__Set task__
Skip every picture and transcribe the remaining material exactly.

__Information shown__
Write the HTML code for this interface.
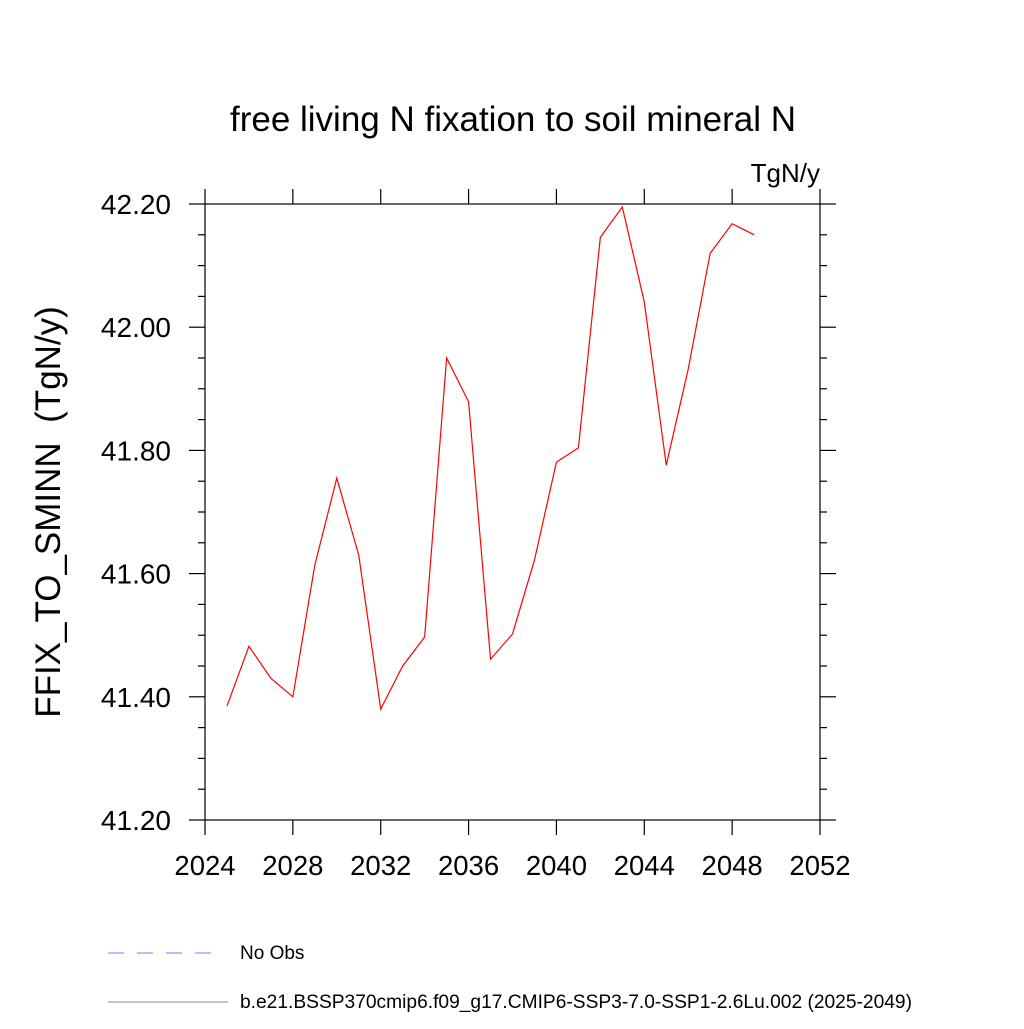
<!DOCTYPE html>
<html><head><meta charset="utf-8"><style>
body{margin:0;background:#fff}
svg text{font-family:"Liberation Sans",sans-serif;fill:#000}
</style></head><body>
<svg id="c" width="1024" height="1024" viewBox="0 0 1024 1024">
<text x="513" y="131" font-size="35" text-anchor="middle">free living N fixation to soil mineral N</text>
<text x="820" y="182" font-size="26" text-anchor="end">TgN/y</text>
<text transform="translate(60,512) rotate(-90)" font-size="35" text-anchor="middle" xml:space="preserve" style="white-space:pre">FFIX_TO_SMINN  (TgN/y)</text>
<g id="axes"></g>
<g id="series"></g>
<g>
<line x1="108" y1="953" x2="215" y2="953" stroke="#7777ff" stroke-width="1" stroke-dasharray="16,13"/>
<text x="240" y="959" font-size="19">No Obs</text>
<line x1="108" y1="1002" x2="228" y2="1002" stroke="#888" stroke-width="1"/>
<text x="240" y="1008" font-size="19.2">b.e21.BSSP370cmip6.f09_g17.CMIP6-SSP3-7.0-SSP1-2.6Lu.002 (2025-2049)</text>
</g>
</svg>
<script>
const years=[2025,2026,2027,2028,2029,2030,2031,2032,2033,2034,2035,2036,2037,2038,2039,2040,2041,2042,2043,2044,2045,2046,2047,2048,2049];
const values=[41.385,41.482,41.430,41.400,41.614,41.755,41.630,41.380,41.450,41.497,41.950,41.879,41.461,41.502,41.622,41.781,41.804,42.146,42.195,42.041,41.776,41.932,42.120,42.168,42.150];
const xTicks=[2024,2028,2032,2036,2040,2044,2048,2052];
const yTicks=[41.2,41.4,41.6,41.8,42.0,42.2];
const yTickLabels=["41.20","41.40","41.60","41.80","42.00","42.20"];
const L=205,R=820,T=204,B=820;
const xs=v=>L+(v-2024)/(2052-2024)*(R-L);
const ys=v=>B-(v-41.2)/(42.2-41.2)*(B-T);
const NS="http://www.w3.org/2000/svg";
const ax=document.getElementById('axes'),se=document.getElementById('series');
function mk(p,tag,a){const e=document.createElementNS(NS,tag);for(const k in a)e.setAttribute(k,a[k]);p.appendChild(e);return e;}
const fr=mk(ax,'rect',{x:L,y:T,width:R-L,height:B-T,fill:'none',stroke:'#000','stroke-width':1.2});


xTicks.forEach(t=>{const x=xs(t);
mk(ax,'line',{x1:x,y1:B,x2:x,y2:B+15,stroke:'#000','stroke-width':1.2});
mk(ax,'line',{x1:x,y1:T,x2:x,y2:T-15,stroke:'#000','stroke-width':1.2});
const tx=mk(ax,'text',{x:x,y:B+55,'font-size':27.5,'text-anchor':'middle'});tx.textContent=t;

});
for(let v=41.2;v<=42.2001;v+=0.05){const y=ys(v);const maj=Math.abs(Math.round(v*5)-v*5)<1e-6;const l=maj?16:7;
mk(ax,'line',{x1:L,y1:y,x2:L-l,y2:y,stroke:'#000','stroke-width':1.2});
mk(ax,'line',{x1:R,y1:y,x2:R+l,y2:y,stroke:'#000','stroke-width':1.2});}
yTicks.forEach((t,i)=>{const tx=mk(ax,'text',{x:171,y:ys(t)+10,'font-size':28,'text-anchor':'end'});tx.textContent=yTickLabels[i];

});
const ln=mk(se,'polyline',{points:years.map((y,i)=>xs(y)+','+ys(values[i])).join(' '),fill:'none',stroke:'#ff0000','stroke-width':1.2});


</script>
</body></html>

__Solved problem__
Write the HTML code for this interface.
<!DOCTYPE html>
<html><head><meta charset="utf-8"><style>
body{margin:0;background:#fff}
svg text{font-family:"Liberation Sans",sans-serif;fill:#000}
</style></head><body>
<svg id="c" width="1024" height="1024" viewBox="0 0 1024 1024">
<text x="513" y="131" font-size="35" text-anchor="middle">free living N fixation to soil mineral N</text>
<text x="820" y="182" font-size="26" text-anchor="end">TgN/y</text>
<text transform="translate(60,512) rotate(-90)" font-size="35" text-anchor="middle" xml:space="preserve" style="white-space:pre">FFIX_TO_SMINN  (TgN/y)</text>
<g id="axes"></g>
<g id="series"></g>
<g>
<line x1="108" y1="953" x2="215" y2="953" stroke="#7777ff" stroke-width="1" stroke-dasharray="16,13"/>
<text x="240" y="959" font-size="19">No Obs</text>
<line x1="108" y1="1002" x2="228" y2="1002" stroke="#888" stroke-width="1"/>
<text x="240" y="1008" font-size="19.2">b.e21.BSSP370cmip6.f09_g17.CMIP6-SSP3-7.0-SSP1-2.6Lu.002 (2025-2049)</text>
</g>
</svg>
<script>
const years=[2025,2026,2027,2028,2029,2030,2031,2032,2033,2034,2035,2036,2037,2038,2039,2040,2041,2042,2043,2044,2045,2046,2047,2048,2049];
const values=[41.385,41.482,41.430,41.400,41.614,41.755,41.630,41.380,41.450,41.497,41.950,41.879,41.461,41.502,41.622,41.781,41.804,42.146,42.195,42.041,41.776,41.932,42.120,42.168,42.150];
const xTicks=[2024,2028,2032,2036,2040,2044,2048,2052];
const yTicks=[41.2,41.4,41.6,41.8,42.0,42.2];
const yTickLabels=["41.20","41.40","41.60","41.80","42.00","42.20"];
const L=205,R=820,T=204,B=820;
const xs=v=>L+(v-2024)/(2052-2024)*(R-L);
const ys=v=>B-(v-41.2)/(42.2-41.2)*(B-T);
const NS="http://www.w3.org/2000/svg";
const ax=document.getElementById('axes'),se=document.getElementById('series');
function mk(p,tag,a){const e=document.createElementNS(NS,tag);for(const k in a)e.setAttribute(k,a[k]);p.appendChild(e);return e;}
const fr=mk(ax,'rect',{x:L,y:T,width:R-L,height:B-T,fill:'none',stroke:'#000','stroke-width':1.2});


xTicks.forEach(t=>{const x=xs(t);
mk(ax,'line',{x1:x,y1:B,x2:x,y2:B+15,stroke:'#000','stroke-width':1.2});
mk(ax,'line',{x1:x,y1:T,x2:x,y2:T-15,stroke:'#000','stroke-width':1.2});
const tx=mk(ax,'text',{x:x,y:B+55,'font-size':27.5,'text-anchor':'middle'});tx.textContent=t;

});
for(let v=41.2;v<=42.2001;v+=0.05){const y=ys(v);const maj=Math.abs(Math.round(v*5)-v*5)<1e-6;const l=maj?16:7;
mk(ax,'line',{x1:L,y1:y,x2:L-l,y2:y,stroke:'#000','stroke-width':1.2});
mk(ax,'line',{x1:R,y1:y,x2:R+l,y2:y,stroke:'#000','stroke-width':1.2});}
yTicks.forEach((t,i)=>{const tx=mk(ax,'text',{x:171,y:ys(t)+10,'font-size':28,'text-anchor':'end'});tx.textContent=yTickLabels[i];

});
const ln=mk(se,'polyline',{points:years.map((y,i)=>xs(y)+','+ys(values[i])).join(' '),fill:'none',stroke:'#ff0000','stroke-width':1.2});


</script>
</body></html>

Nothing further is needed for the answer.